If your child is not sure how to start, you may invite him/her to write a problem involving addition at first. Then, let him/her try with subtraction, multiplication and division !

Here are a few examples:

• On the ring, there were 1 illusionist, 3 jugglers and 4 circus musicians. How many people were on the ring ? (1 + 3 + 4 = 8)
• There were 15 circus musicians leaving the ring. 11 were already behind the curtain. Some were still on the ring. How many musicians were still on the ring ? (15 – 11 = 4)
• There were 3 jugglers. Each juggler had 4 balls. How many balls did the jugglers have all together? ( 3 x 4 = 12)
• There were 180 spectators. Two third of them had brown hair. How many spectators had brown hair? (180 x 2/3 = 120)
• 3 jugglers want to share 12 balls so that each of them gets the same number of balls. How many balls would each juggler get? (12 ÷ 3 = 4)

Until next time !

## Drawing math with penguins

Remember last week (here) ? Here comes our second picture ! Invite your child to invent a word problem that matches the drawing.

Here are a few examples:

• There were 12 penguins on the ice,  4 penguins in the water, and 1 penguin jumping out of the water. How many penguins were there all together? (12 + 4 + 1 = 17)
• There were 15 penguins on the ice. 3  jumped in the water. How many penguins were left on the ice? (15 – 3 = 12)
• There were 4 penguins in the water. Each penguin ate 5 fish. How many fish did the  penguins eat all together? ( 4 x 5 = 20)
• There were 16 eggs. There were 2 eggs under each penguin. How many penguins were seating on eggs ? (16 ÷ 2 = 8)

Until next time !

## Drawing math in the ocean

After our last journey, T4F, ended,  I quickly started missing the special time my daughter and I had on Friday nights when we explored the weekly problem together.

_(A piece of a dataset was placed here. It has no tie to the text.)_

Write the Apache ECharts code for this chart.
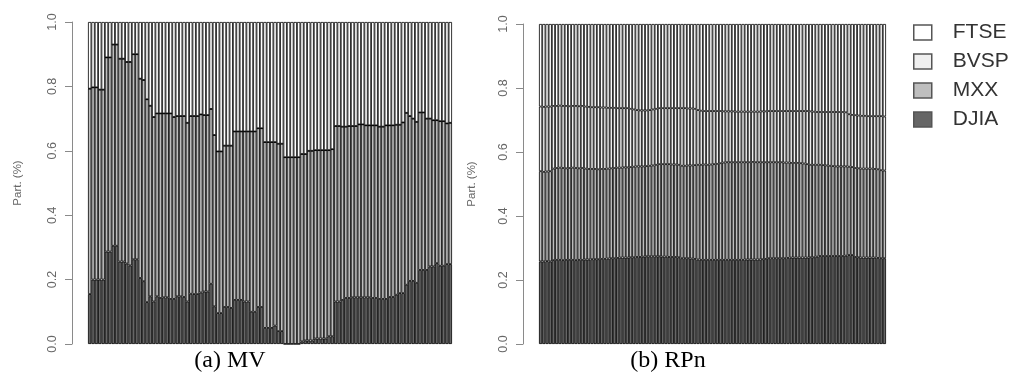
<!DOCTYPE html>
<html><head><meta charset="utf-8">
<script src="https://cdn.jsdelivr.net/npm/echarts@6/dist/echarts.min.js"></script>
<style>html,body{margin:0;padding:0;background:#fff}#c{width:1016px;height:381px}</style>
</head><body><div id="c"></div>
<script>
const seriesNames = ['DJIA', 'MXX', 'BVSP', 'FTSE'];
const legendOrder = ['FTSE', 'BVSP', 'MXX', 'DJIA'];
const panelTitles = ['(a) MV', '(b) RPn'];
const yTicks = [0, 0.2, 0.4, 0.6, 0.8, 1.0];

// Panel (a) MV — weights per period
const mvDJIA = [.155,.2,.2,.2,.2,.287,.287,.305,.305,.256,
.256,.25,.244,.263,.263,.205,.195,.13,.148,.132,
.148,.143,.145,.145,.14,.14,.148,.148,.146,.132,
.156,.155,.155,.16,.163,.163,.187,.117,.096,.096,
.115,.115,.112,.137,.137,.137,.132,.132,.1,.1,
.115,.115,.05,.05,.05,.057,.04,.04,0,0,
0,0,0,.008,.011,.011,.011,.017,.017,.017,
.017,.024,.024,.132,.132,.137,.143,.143,.145,.145,
.145,.145,.145,.145,.143,.143,.14,.14,.14,.146,
.146,.153,.158,.158,.184,.196,.196,.19,.23,.23,
.23,.241,.241,.251,.243,.243,.248,.248];
const mvMXX = [.638,.597,.597,.59,.59,.603,.603,.625,.625,.63,
.63,.626,.632,.637,.637,.619,.625,.63,.592,.573,
.568,.573,.571,.571,.576,.565,.56,.56,.562,.555,
.552,.553,.553,.553,.548,.548,.543,.532,.502,.502,
.501,.501,.504,.523,.523,.523,.528,.528,.56,.56,
.555,.555,.577,.577,.577,.57,.582,.582,.58,.58,
.58,.58,.58,.582,.579,.589,.589,.585,.585,.585,
.585,.578,.581,.545,.545,.538,.532,.534,.532,.532,
.537,.537,.534,.534,.536,.536,.535,.535,.539,.533,
.533,.528,.523,.53,.534,.512,.504,.5,.489,.489,
.47,.459,.454,.444,.449,.449,.437,.439];
const mvBVSP = [0,0,0,0,0,0,0,0,0,0,
0,0,0,0,0,0,0,0,0,0,
0,0,0,0,0,0,0,0,0,0,
0,0,0,0,0,0,0,0,0,0,
0,0,0,0,0,0,0,0,0,0,
0,0,0,0,0,0,0,0,0,0,
0,0,0,0,0,0,0,0,0,0,
0,0,0,0,0,0,0,0,0,0,
0,0,0,0,0,0,0,0,0,0,
0,0,0,0,0,0,0,0,0,0,
0,0,0,0,0,0,0,0];
const mvFTSE = [.207,.203,.203,.21,.21,.11,.11,.07,.07,.114,
.114,.124,.124,.1,.1,.176,.18,.24,.26,.295,
.284,.284,.284,.284,.284,.295,.292,.292,.292,.313,
.292,.292,.292,.287,.289,.289,.27,.351,.402,.402,
.384,.384,.384,.34,.34,.34,.34,.34,.34,.34,
.33,.33,.373,.373,.373,.373,.378,.378,.42,.42,
.42,.42,.42,.41,.41,.4,.4,.398,.398,.398,
.398,.398,.395,.323,.323,.325,.325,.323,.323,.323,
.318,.318,.321,.321,.321,.321,.325,.325,.321,.321,
.321,.319,.319,.312,.282,.292,.3,.31,.281,.281,
.3,.3,.305,.305,.308,.308,.315,.313];

// Panel (b) RPn — weights per period
const rpDJIA = [.258,.258,.259,.258,.262,.263,.263,.262,.263,.263,
.263,.262,.263,.263,.264,.264,.265,.265,.265,.266,
.266,.267,.268,.268,.269,.270,.270,.270,.271,.271,
.272,.272,.273,.274,.274,.274,.274,.274,.273,.273,
.272,.272,.272,.271,.268,.268,.268,.267,.266,.264,
.263,.263,.263,.263,.263,.263,.263,.263,.263,.263,
.263,.263,.263,.263,.264,.264,.264,.264,.264,.265,
.266,.268,.268,.268,.268,.268,.268,.269,.270,.270,
.270,.270,.270,.270,.271,.271,.273,.275,.275,.275,
.275,.275,.275,.275,.275,.276,.278,.278,.272,.271,
.270,.270,.270,.270,.270,.269,.268,.268];
const rpMXX = [.282,.280,.280,.282,.286,.287,.288,.288,.286,.287,
.288,.288,.286,.287,.284,.283,.282,.282,.281,.281,
.281,.281,.281,.282,.282,.281,.282,.282,.282,.283,
.283,.283,.282,.282,.283,.284,.286,.288,.289,.289,
.290,.289,.289,.289,.289,.289,.290,.291,.293,.296,
.297,.298,.297,.298,.299,.300,.302,.304,.305,.305,
.305,.305,.305,.305,.304,.304,.305,.304,.304,.303,
.302,.300,.300,.300,.300,.300,.299,.298,.296,.296,
.296,.295,.294,.292,.289,.289,.287,.285,.284,.283,
.282,.281,.280,.280,.280,.279,.276,.275,.278,.278,
.278,.278,.278,.278,.277,.277,.275,.274];
const rpBVSP = [.202,.203,.203,.202,.196,.194,.194,.194,.195,.193,
.193,.194,.194,.194,.194,.194,.193,.193,.194,.192,
.192,.190,.189,.188,.186,.186,.185,.185,.182,.179,
.176,.175,.175,.174,.174,.175,.175,.175,.175,.175,
.175,.176,.176,.177,.180,.180,.178,.178,.176,.171,
.169,.167,.168,.167,.166,.165,.163,.160,.159,.159,
.159,.158,.158,.158,.158,.158,.157,.158,.158,.159,
.159,.160,.160,.160,.160,.160,.161,.161,.162,.162,
.162,.163,.164,.166,.167,.166,.165,.165,.166,.167,
.168,.169,.170,.170,.170,.169,.164,.163,.165,.165,
.165,.165,.164,.164,.165,.166,.169,.169];
const rpFTSE = [.258,.259,.258,.258,.256,.256,.255,.256,.256,.257,
.256,.256,.257,.256,.258,.259,.260,.260,.260,.261,
.261,.262,.262,.262,.263,.263,.263,.263,.265,.267,
.269,.270,.270,.270,.269,.267,.265,.263,.263,.263,
.263,.263,.263,.263,.263,.263,.264,.264,.265,.269,
.271,.272,.272,.272,.272,.272,.272,.273,.273,.273,
.273,.274,.274,.274,.274,.274,.274,.274,.274,.273,
.273,.272,.272,.272,.272,.272,.272,.272,.272,.272,
.272,.272,.272,.272,.273,.274,.275,.275,.275,.275,
.275,.275,.275,.275,.275,.276,.282,.284,.285,.286,
.287,.287,.288,.288,.288,.288,.288,.289];

const periods = mvDJIA.map((_, i) => String(i + 1));
const colors = { DJIA: '#666666', MXX: '#bebebe', BVSP: '#efefef', FTSE: '#ffffff' };
const panels = [
  { key: 'mv', data: { DJIA: mvDJIA, MXX: mvMXX, BVSP: mvBVSP, FTSE: mvFTSE } },
  { key: 'rp', data: { DJIA: rpDJIA, MXX: rpMXX, BVSP: rpBVSP, FTSE: rpFTSE } }
];

const chart = echarts.init(document.getElementById('c'), null, { renderer: 'canvas' });
const axisGrey = '#8a8a8a';
function yAxis(gridIndex, nameGap) {
  return {
    gridIndex, type: 'value', min: yTicks[0], max: yTicks[yTicks.length - 1], interval: 0.2,
    offset: 16,
    name: 'Part. (%)', nameLocation: 'middle', nameRotate: 90, nameGap,
    nameTextStyle: { color: '#666', fontSize: 11.5, fontFamily: 'Liberation Sans' },
    axisLine: { show: true, lineStyle: { color: axisGrey, width: 1 } },
    axisTick: { show: true, length: 7, lineStyle: { color: axisGrey } },
    axisLabel: { rotate: 90, margin: 13, color: '#666', fontSize: 12.5, fontFamily: 'Liberation Sans',
      formatter: v => v.toFixed(1) },
    splitLine: { show: false }
  };
}
const series = [];
panels.forEach((p, pi) => {
  seriesNames.forEach(n => {
    series.push({
      name: n, type: 'bar', stack: p.key, xAxisIndex: pi, yAxisIndex: pi,
      data: p.data[n], barWidth: '100%', barCategoryGap: '0%',
      itemStyle: { color: colors[n], borderColor: '#000', borderWidth: 0.8 },
      emphasis: { disabled: true }, silent: true
    });
  });
});
chart.setOption({
  animation: false,
  backgroundColor: '#fff',
  grid: [
    { left: 88, top: 22, width: 364, height: 322 },
    { left: 539, top: 24, width: 347, height: 320 }
  ],
  xAxis: [
    { gridIndex: 0, type: 'category', data: periods, show: false },
    { gridIndex: 1, type: 'category', data: periods, show: false }
  ],
  yAxis: [yAxis(0, 48), yAxis(1, 45)],
  title: [
    { text: panelTitles[0], left: 230, top: 349, textAlign: 'center', padding: 0,
      textStyle: { fontFamily: 'Liberation Serif', fontSize: 24, fontWeight: 'normal', color: '#000' } },
    { text: panelTitles[1], left: 668, top: 349, textAlign: 'center', padding: 0,
      textStyle: { fontFamily: 'Liberation Serif', fontSize: 24, fontWeight: 'normal', color: '#000' } }
  ],
  legend: {
    data: legendOrder, orient: 'vertical', left: 913, top: 22, padding: 0,
    icon: 'rect', itemWidth: 18, itemHeight: 15, itemGap: 8,
    itemStyle: { borderColor: '#555', borderWidth: 1.5 },
    textStyle: { fontSize: 21, color: '#333', fontFamily: 'Liberation Sans', padding: [0, 0, 0, 16] },
    selectedMode: false
  },
  series
});
</script>
</body></html>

Over our Thanksgiving break, I decided to try something new.

I drew a quick picture, and asked my child to invent a word problem that matches the picture.

It worked so well, that I am going to keep drawing pictures (with much more details!), and share them with you.

A – It gives a chance to children to explore word problems though a different angle. At first, my daughter wrote something that was quite close to what she does at school. But then, as she was trying something more complicated, reading her problem so I could solve it helped her see what information she may have forgotten, what she had to add to her text to complete her problem. At one point, the whole family gave a try to inventing a problem.  Even my almost 4 year old son asked a math question related to the picture. Here are a few examples:

• There were 5 fish. 2 were pink and some were purple. How many fish were purple?
• There were 2 pink fish, 3 purple fish. There were also 2 brown fish behind the rock. How many fish were in the water all together?
• How many pairs of socks will the octopus need to buy when the water gets cold?
• How many fish do you see?

B – The children can explore different formats of word problems (I don’t think I would have thought about an octopus in need of socks !).

C – The children can pick the operation they feel comfortable with, as well as the numbers (the rock can be used as a hidden place to work with higher number!). They can also try to come up with a word problem that involves a specific operation.  Next time, I will draw much more details that could be used, but here are some examples from that picture.

• Addition: There were 2 pink fish and 3 purple fish. How many fish were in the water all together? (2 + 3 = 5)
• Subtraction: There were 14 fish next to the rock. 9 fish left. How many fish stayed next to the rock? (14 – 9 = 5)
• Multiplication: There were 3 purple fish. Each fish blew 2 bubbles. How many bubbles did the  purple fish blow all together? (3 x 2 = 6)
• Division: Rosie has 17 fish. She wants to give as many fish as she can to her 6 friends, with each friend getting the same number of fish. How many fish can she give to each friend  ? Will Rosie have some fish left? (2 fish / friend, Rosie has 5 fish left)

If your child is not sure how to start, you may want to invent a first problem and ask your child to invent another one. That should do the trick.  I am going to post a new picture every week, so we can practice all together.

Beginning of 2016, I will start another journey, that will include exploring word problems on all operations, but I think these pictures could be fun as a transition.